From the listing below, extract every line in which the word "this" appears.

Exercise input:

━━━━

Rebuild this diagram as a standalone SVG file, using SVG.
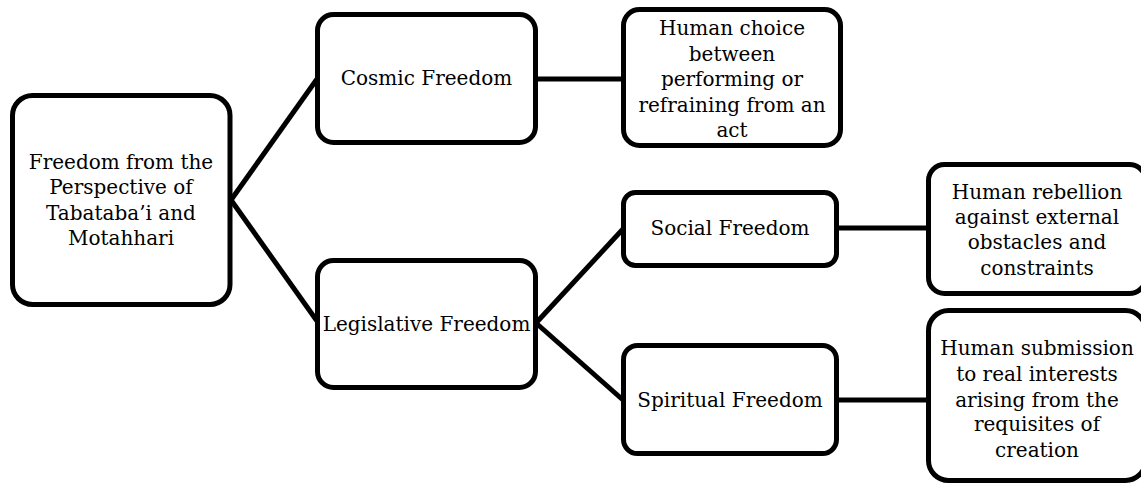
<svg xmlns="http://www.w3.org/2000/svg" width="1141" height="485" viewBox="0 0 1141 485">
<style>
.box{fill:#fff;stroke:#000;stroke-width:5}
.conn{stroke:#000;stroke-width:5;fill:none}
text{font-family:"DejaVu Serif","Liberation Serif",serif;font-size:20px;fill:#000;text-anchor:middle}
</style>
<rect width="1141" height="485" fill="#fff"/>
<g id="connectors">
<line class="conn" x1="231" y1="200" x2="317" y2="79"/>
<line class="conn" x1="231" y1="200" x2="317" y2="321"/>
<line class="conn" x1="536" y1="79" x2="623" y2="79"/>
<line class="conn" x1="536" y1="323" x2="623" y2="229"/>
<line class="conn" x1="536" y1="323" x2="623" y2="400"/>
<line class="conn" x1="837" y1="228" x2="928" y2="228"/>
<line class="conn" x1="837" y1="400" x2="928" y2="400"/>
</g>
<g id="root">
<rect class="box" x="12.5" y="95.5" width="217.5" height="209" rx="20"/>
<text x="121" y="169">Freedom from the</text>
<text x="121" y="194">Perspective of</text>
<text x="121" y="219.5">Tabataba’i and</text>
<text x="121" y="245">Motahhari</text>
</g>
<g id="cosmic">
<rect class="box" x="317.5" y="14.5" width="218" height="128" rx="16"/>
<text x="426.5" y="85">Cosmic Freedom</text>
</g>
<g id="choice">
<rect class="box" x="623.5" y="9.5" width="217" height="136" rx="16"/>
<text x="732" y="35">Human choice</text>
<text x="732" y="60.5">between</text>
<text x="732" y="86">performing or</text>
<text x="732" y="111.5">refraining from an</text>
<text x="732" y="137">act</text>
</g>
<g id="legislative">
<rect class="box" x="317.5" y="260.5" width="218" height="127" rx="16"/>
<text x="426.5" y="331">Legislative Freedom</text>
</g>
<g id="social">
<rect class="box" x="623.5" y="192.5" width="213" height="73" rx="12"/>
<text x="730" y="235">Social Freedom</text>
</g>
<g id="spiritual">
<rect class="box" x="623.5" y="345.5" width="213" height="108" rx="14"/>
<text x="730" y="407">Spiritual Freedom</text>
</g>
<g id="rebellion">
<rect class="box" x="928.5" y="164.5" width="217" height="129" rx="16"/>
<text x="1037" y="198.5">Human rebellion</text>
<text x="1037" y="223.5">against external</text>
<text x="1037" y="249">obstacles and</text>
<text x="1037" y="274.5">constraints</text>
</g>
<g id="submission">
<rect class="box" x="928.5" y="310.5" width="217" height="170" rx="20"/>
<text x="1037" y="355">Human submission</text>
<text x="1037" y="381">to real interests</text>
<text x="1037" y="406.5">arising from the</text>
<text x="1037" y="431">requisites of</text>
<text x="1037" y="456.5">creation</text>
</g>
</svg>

━━━━

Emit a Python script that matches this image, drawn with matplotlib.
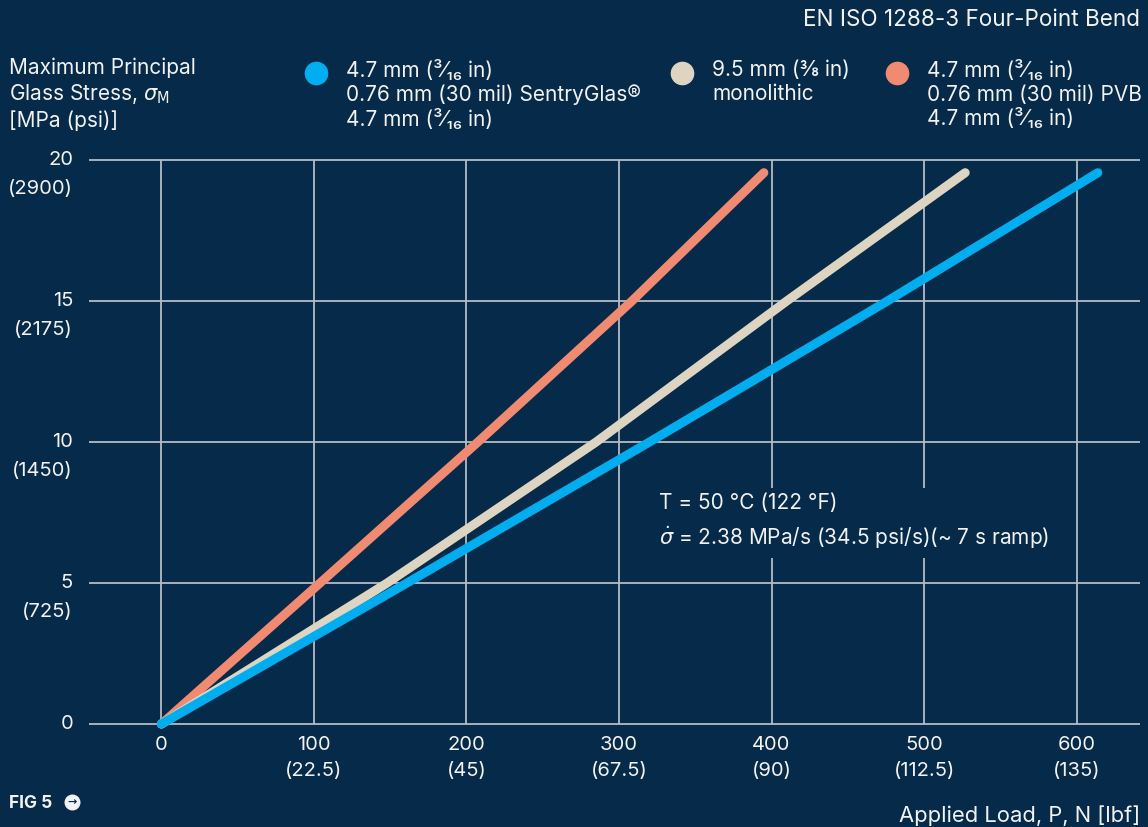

━━━━

Final result:
Rebuild this diagram as a standalone SVG file, using SVG.
Emit a Python script that matches this image, drawn with matplotlib.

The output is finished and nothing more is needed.